GOAL ▸ Everything in the data should be repeated exactly, save for the images.

[START GIVEN INFORMATION]

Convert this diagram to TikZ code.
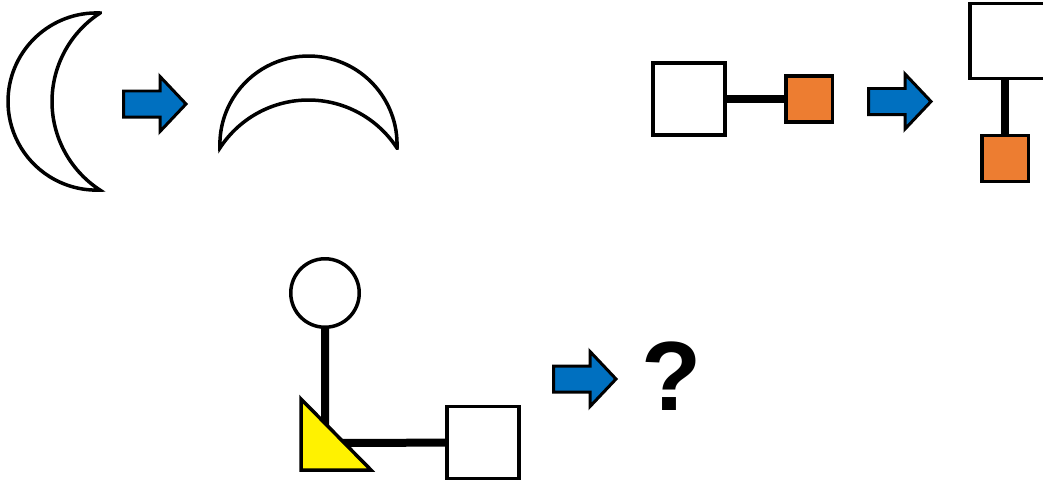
\documentclass[tikz,border=0pt]{standalone}
\usepackage{fontspec}
\setmainfont{Liberation Sans}
\usetikzlibrary{positioning}
\definecolor{arrowblue}{HTML}{0070C0}
\definecolor{tileorange}{HTML}{ED7D31}

\begin{document}
\begin{tikzpicture}[x=0.02cm, y=0.02cm, line join=miter,
  outline/.style={line width=0.07cm},
  bigbox/.style={draw, outline, fill=white, minimum size=1.44cm, inner sep=0},
  smallbox/.style={draw, outline, fill=tileorange, minimum size=0.93cm, inner sep=0},
  link/.style={line width=0.16cm},
  blockarrow/.pic={\draw[line width=0.06cm, fill=arrowblue] (-2,0) -- (-28,27.5) -- (-28,13) -- (-64.5,13) -- (-64.5,-13) -- (-28,-13) -- (-28,-27.5) -- cycle;},
  crescent/.pic={\draw[outline, fill=white] (0,88.5) arc[start angle=87.8, end angle=272.2, radius=88.6] arc[start angle=236.94, end angle=123.06, radius=105.6] -- cycle;}]
\useasboundingbox (0,0) rectangle (1043,-483);

% moon turns over
\pic at (100,-101.5) {crescent};
\pic at (188,-104) {blockarrow};
\pic[rotate=-90] at (308.5,-148) {crescent};

% box with tile, turned down
\node[bigbox] (boxA) at (689,-99) {};
\node[smallbox, right=1.15cm of boxA] (tileA) {};
\draw[link] (boxA) -- (tileA);
\pic at (933,-101.5) {blockarrow};
\node[bigbox, minimum height=1.5cm, minimum width=1.6cm] (boxB) at (1010,-41) {};
\node[smallbox] (tileB) at (1005,-158.5) {};
\draw[link] (tileB) -- (tileB |- boxB.south);

% the question
\node[draw, outline, circle, fill=white, minimum size=1.37cm, inner sep=0] (ring) at (325,-293) {};
\coordinate (joint) at (325,-443);
\node[bigbox] (boxC) at (483,-442.5) {};
\draw[link] (ring) -- (joint) -- (boxC);
\draw[outline, fill=yellow] (301,-399) -- (301,-470) -- (371,-470) -- cycle;
\pic at (618,-379) {blockarrow};
\node[font=\bfseries\fontsize{56}{60}\selectfont, inner sep=0] (query) at (672,-376) {?};
\end{tikzpicture}
\end{document}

[END GIVEN INFORMATION]

ANSWER FOR THE TASK ▸
Convert this diagram to TikZ code.
\documentclass[tikz,border=0pt]{standalone}
\usepackage{fontspec}
\setmainfont{Liberation Sans}
\usetikzlibrary{positioning}
\definecolor{arrowblue}{HTML}{0070C0}
\definecolor{tileorange}{HTML}{ED7D31}

\begin{document}
\begin{tikzpicture}[x=0.02cm, y=0.02cm, line join=miter,
  outline/.style={line width=0.07cm},
  bigbox/.style={draw, outline, fill=white, minimum size=1.44cm, inner sep=0},
  smallbox/.style={draw, outline, fill=tileorange, minimum size=0.93cm, inner sep=0},
  link/.style={line width=0.16cm},
  blockarrow/.pic={\draw[line width=0.06cm, fill=arrowblue] (-2,0) -- (-28,27.5) -- (-28,13) -- (-64.5,13) -- (-64.5,-13) -- (-28,-13) -- (-28,-27.5) -- cycle;},
  crescent/.pic={\draw[outline, fill=white] (0,88.5) arc[start angle=87.8, end angle=272.2, radius=88.6] arc[start angle=236.94, end angle=123.06, radius=105.6] -- cycle;}]
\useasboundingbox (0,0) rectangle (1043,-483);

% moon turns over
\pic at (100,-101.5) {crescent};
\pic at (188,-104) {blockarrow};
\pic[rotate=-90] at (308.5,-148) {crescent};

% box with tile, turned down
\node[bigbox] (boxA) at (689,-99) {};
\node[smallbox, right=1.15cm of boxA] (tileA) {};
\draw[link] (boxA) -- (tileA);
\pic at (933,-101.5) {blockarrow};
\node[bigbox, minimum height=1.5cm, minimum width=1.6cm] (boxB) at (1010,-41) {};
\node[smallbox] (tileB) at (1005,-158.5) {};
\draw[link] (tileB) -- (tileB |- boxB.south);

% the question
\node[draw, outline, circle, fill=white, minimum size=1.37cm, inner sep=0] (ring) at (325,-293) {};
\coordinate (joint) at (325,-443);
\node[bigbox] (boxC) at (483,-442.5) {};
\draw[link] (ring) -- (joint) -- (boxC);
\draw[outline, fill=yellow] (301,-399) -- (301,-470) -- (371,-470) -- cycle;
\pic at (618,-379) {blockarrow};
\node[font=\bfseries\fontsize{56}{60}\selectfont, inner sep=0] (query) at (672,-376) {?};
\end{tikzpicture}
\end{document}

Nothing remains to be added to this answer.